Exercise description
Restate exactly the lines of the entries below, beginning with the first and ending with the line that holds "y(means[i] - errors[i]);". Pictures are not copied.

(Collection entries)
Start
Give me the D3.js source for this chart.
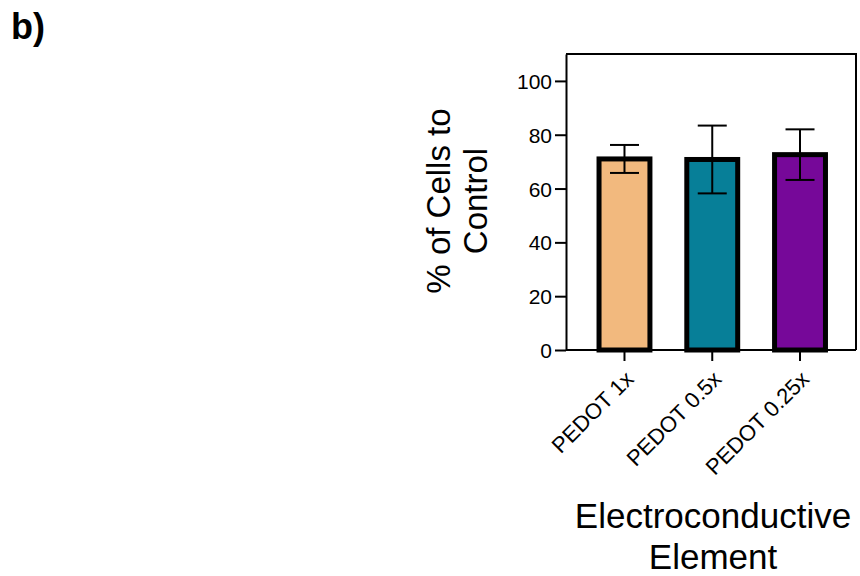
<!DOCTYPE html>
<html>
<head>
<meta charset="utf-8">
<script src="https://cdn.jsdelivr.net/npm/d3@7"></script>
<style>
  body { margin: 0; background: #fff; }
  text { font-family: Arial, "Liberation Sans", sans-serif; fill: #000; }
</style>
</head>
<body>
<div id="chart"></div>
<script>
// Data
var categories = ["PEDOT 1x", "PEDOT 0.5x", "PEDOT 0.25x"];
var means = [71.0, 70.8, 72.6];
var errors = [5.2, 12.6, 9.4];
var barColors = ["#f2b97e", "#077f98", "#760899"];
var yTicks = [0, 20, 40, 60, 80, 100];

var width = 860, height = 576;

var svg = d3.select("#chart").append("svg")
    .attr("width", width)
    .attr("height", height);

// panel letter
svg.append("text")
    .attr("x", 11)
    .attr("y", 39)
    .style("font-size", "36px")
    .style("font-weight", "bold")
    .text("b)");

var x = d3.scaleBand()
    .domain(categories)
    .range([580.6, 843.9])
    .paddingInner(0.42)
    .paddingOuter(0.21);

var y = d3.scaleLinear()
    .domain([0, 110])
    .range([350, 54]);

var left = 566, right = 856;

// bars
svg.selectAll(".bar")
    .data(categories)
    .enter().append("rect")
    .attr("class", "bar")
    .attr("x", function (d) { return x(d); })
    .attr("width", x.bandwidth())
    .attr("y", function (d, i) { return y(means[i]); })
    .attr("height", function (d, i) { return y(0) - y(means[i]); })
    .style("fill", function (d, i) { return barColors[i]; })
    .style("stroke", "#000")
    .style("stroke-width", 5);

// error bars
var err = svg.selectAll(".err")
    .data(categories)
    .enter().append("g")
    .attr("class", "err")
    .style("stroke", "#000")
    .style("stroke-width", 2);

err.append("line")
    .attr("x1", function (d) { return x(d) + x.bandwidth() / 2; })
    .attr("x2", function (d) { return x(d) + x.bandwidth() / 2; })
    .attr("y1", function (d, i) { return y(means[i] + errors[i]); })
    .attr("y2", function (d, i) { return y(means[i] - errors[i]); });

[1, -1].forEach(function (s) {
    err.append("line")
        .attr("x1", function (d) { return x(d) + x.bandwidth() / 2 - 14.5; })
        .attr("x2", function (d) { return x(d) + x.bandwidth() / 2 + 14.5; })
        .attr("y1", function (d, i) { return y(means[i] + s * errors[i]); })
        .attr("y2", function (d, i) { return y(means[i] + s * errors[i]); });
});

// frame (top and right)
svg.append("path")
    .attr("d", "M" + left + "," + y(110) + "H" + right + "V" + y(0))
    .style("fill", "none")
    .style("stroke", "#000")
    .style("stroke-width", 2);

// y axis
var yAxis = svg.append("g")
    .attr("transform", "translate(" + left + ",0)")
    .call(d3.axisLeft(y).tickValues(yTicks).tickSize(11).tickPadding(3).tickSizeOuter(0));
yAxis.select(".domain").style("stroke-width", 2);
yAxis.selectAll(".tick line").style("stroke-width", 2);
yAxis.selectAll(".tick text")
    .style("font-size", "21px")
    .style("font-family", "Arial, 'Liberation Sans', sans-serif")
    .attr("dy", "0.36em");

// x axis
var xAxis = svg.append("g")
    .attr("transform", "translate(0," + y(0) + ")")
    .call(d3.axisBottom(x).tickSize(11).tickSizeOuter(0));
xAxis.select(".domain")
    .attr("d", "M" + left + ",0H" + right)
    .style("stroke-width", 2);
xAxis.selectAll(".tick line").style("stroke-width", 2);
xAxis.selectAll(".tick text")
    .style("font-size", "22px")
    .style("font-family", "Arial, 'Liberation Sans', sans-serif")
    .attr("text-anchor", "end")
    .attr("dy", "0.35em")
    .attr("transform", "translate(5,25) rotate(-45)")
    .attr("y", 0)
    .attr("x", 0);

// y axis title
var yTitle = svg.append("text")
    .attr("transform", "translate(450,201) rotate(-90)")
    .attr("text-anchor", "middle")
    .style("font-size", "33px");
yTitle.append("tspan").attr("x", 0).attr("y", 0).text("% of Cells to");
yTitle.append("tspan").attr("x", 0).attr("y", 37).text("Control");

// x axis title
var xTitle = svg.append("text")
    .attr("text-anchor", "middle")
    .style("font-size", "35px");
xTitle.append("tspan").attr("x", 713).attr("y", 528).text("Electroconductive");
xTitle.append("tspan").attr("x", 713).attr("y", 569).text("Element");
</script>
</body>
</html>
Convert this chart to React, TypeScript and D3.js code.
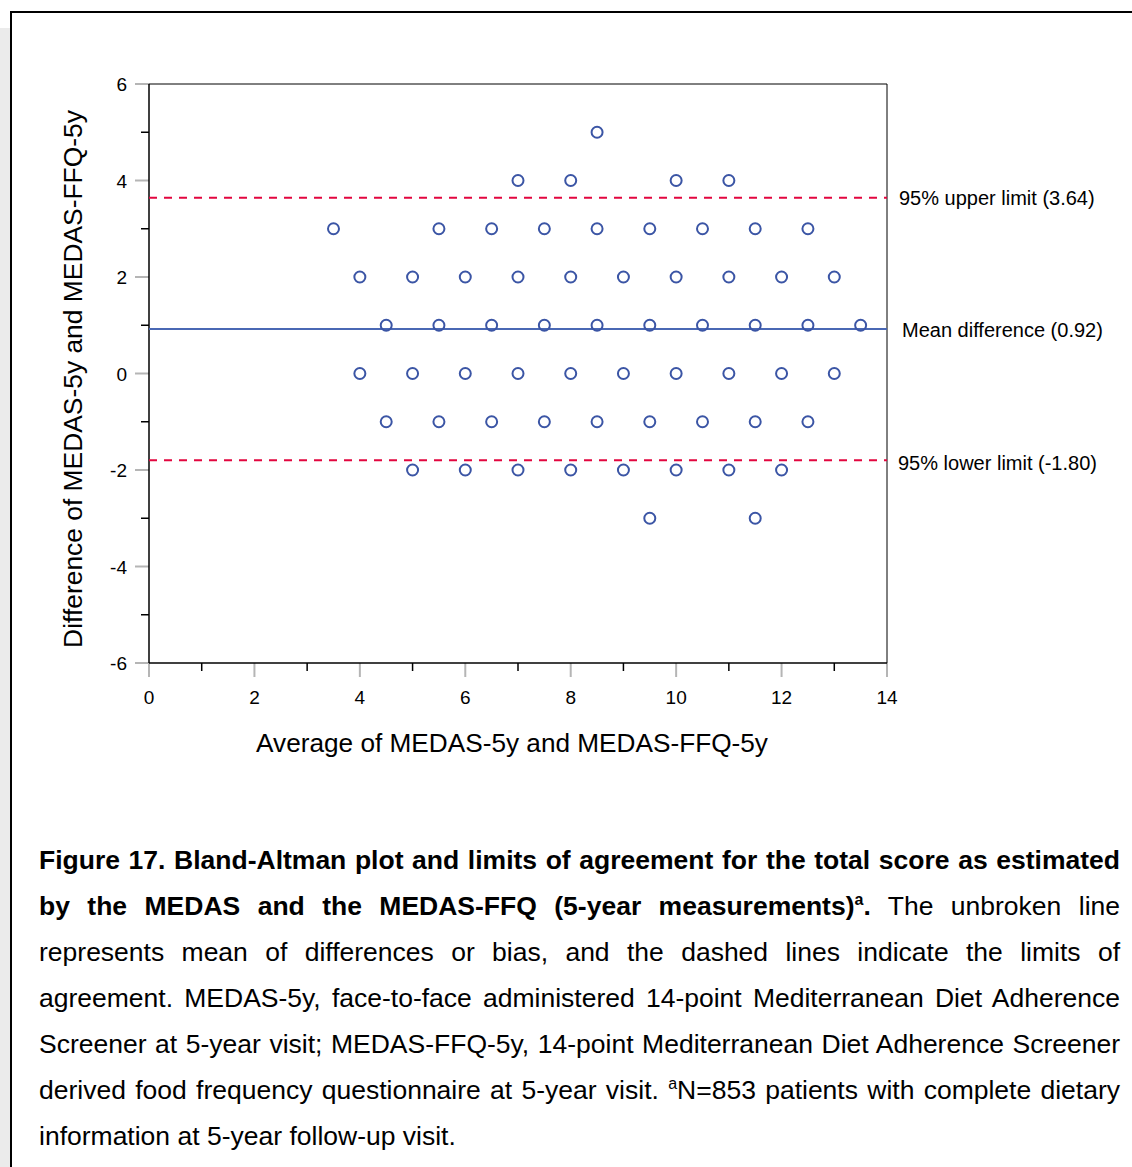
End
Correct response
Give me the D3.js source for this chart.
<!DOCTYPE html>
<html>
<head>
<meta charset="utf-8">
<script src="https://cdn.jsdelivr.net/npm/d3@7"></script>
<style>
  body { margin: 0; background: #fff; }
  text { font-family: Arial, "Liberation Sans", sans-serif; fill: #000; }
</style>
</head>
<body>
<div id="chart"></div>
<script>
// Data
var categories = ["PEDOT 1x", "PEDOT 0.5x", "PEDOT 0.25x"];
var means = [71.0, 70.8, 72.6];
var errors = [5.2, 12.6, 9.4];
var barColors = ["#f2b97e", "#077f98", "#760899"];
var yTicks = [0, 20, 40, 60, 80, 100];

var width = 860, height = 576;

var svg = d3.select("#chart").append("svg")
    .attr("width", width)
    .attr("height", height);

// panel letter
svg.append("text")
    .attr("x", 11)
    .attr("y", 39)
    .style("font-size", "36px")
    .style("font-weight", "bold")
    .text("b)");

var x = d3.scaleBand()
    .domain(categories)
    .range([580.6, 843.9])
    .paddingInner(0.42)
    .paddingOuter(0.21);

var y = d3.scaleLinear()
    .domain([0, 110])
    .range([350, 54]);

var left = 566, right = 856;

// bars
svg.selectAll(".bar")
    .data(categories)
    .enter().append("rect")
    .attr("class", "bar")
    .attr("x", function (d) { return x(d); })
    .attr("width", x.bandwidth())
    .attr("y", function (d, i) { return y(means[i]); })
    .attr("height", function (d, i) { return y(0) - y(means[i]); })
    .style("fill", function (d, i) { return barColors[i]; })
    .style("stroke", "#000")
    .style("stroke-width", 5);

// error bars
var err = svg.selectAll(".err")
    .data(categories)
    .enter().append("g")
    .attr("class", "err")
    .style("stroke", "#000")
    .style("stroke-width", 2);

err.append("line")
    .attr("x1", function (d) { return x(d) + x.bandwidth() / 2; })
    .attr("x2", function (d) { return x(d) + x.bandwidth() / 2; })
    .attr("y1", function (d, i) { return y(means[i] + errors[i]); })
    .attr("y2", function (d, i) { return y(means[i] - errors[i]); });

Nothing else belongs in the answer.